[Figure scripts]
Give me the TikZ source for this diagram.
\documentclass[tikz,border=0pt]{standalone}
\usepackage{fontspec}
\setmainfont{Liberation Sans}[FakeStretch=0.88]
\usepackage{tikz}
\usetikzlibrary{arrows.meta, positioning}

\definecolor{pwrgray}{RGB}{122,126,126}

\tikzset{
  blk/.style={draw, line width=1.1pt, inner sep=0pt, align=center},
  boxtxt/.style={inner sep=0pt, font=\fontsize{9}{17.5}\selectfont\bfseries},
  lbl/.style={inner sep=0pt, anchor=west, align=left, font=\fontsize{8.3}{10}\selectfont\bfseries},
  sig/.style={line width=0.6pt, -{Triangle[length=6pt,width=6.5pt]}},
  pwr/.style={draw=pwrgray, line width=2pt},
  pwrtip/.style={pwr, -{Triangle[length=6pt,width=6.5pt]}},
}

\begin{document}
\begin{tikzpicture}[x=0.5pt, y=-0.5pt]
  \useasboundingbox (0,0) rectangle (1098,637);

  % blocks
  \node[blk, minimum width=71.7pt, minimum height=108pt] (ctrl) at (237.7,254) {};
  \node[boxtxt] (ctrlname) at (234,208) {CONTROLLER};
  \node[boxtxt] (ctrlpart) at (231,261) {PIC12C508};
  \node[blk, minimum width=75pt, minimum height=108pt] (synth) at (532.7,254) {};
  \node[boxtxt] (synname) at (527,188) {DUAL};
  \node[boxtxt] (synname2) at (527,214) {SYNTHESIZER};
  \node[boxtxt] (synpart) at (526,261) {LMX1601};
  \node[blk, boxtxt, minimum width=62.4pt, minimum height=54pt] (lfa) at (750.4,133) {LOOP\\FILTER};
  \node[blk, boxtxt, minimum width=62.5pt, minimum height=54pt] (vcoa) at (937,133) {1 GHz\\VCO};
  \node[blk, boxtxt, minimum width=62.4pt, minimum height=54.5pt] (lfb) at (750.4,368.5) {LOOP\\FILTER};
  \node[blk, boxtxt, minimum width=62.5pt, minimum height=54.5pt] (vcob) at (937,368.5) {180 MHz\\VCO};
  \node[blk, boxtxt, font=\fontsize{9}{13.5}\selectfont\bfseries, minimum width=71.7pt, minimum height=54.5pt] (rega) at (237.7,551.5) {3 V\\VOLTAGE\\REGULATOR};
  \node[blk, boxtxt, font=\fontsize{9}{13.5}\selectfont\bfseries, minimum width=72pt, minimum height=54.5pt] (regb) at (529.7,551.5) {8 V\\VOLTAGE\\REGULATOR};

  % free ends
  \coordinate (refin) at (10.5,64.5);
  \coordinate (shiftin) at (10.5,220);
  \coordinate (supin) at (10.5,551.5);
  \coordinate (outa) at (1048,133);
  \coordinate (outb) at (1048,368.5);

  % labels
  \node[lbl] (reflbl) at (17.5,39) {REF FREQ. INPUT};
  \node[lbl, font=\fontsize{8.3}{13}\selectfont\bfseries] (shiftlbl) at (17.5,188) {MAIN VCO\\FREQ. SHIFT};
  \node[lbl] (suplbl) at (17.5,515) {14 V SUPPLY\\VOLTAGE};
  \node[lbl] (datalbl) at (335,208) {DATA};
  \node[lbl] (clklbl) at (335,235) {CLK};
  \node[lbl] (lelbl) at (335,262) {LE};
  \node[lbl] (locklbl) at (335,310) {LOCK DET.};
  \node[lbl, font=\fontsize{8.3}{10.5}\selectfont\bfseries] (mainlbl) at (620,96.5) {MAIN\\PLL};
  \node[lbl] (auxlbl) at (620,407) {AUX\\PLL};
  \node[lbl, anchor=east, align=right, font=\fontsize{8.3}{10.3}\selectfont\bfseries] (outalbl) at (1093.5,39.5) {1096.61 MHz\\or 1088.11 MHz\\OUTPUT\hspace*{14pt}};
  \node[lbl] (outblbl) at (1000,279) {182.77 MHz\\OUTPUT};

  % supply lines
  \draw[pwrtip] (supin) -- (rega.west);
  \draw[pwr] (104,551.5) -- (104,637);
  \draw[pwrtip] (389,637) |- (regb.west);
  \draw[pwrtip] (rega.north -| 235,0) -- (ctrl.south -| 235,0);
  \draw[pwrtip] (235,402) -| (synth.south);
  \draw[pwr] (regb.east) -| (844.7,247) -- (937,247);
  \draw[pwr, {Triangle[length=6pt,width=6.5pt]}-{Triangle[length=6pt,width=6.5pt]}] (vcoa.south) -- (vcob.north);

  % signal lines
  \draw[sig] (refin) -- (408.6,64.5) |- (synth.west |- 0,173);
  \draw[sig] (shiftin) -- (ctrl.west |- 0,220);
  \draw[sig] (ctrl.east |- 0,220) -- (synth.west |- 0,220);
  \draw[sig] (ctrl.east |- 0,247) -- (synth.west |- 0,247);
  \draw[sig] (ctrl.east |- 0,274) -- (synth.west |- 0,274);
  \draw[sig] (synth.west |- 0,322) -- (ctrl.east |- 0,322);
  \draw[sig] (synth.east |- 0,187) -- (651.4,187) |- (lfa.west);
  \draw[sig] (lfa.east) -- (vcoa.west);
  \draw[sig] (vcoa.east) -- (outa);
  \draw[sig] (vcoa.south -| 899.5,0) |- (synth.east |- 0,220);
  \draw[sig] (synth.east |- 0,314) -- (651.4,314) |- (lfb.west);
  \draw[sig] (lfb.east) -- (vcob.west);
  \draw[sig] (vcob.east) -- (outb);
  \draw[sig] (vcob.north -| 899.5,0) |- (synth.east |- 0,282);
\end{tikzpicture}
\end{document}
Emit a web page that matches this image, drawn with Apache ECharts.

Requirement:
Give again, word for word, the lines of the listing, starting at its first line and ending with the line containing "(0,0) rectangle (1098,637);".

Solution to this exercise:
Give me the TikZ source for this diagram.
\documentclass[tikz,border=0pt]{standalone}
\usepackage{fontspec}
\setmainfont{Liberation Sans}[FakeStretch=0.88]
\usepackage{tikz}
\usetikzlibrary{arrows.meta, positioning}

\definecolor{pwrgray}{RGB}{122,126,126}

\tikzset{
  blk/.style={draw, line width=1.1pt, inner sep=0pt, align=center},
  boxtxt/.style={inner sep=0pt, font=\fontsize{9}{17.5}\selectfont\bfseries},
  lbl/.style={inner sep=0pt, anchor=west, align=left, font=\fontsize{8.3}{10}\selectfont\bfseries},
  sig/.style={line width=0.6pt, -{Triangle[length=6pt,width=6.5pt]}},
  pwr/.style={draw=pwrgray, line width=2pt},
  pwrtip/.style={pwr, -{Triangle[length=6pt,width=6.5pt]}},
}

\begin{document}
\begin{tikzpicture}[x=0.5pt, y=-0.5pt]
  \useasboundingbox (0,0) rectangle (1098,637);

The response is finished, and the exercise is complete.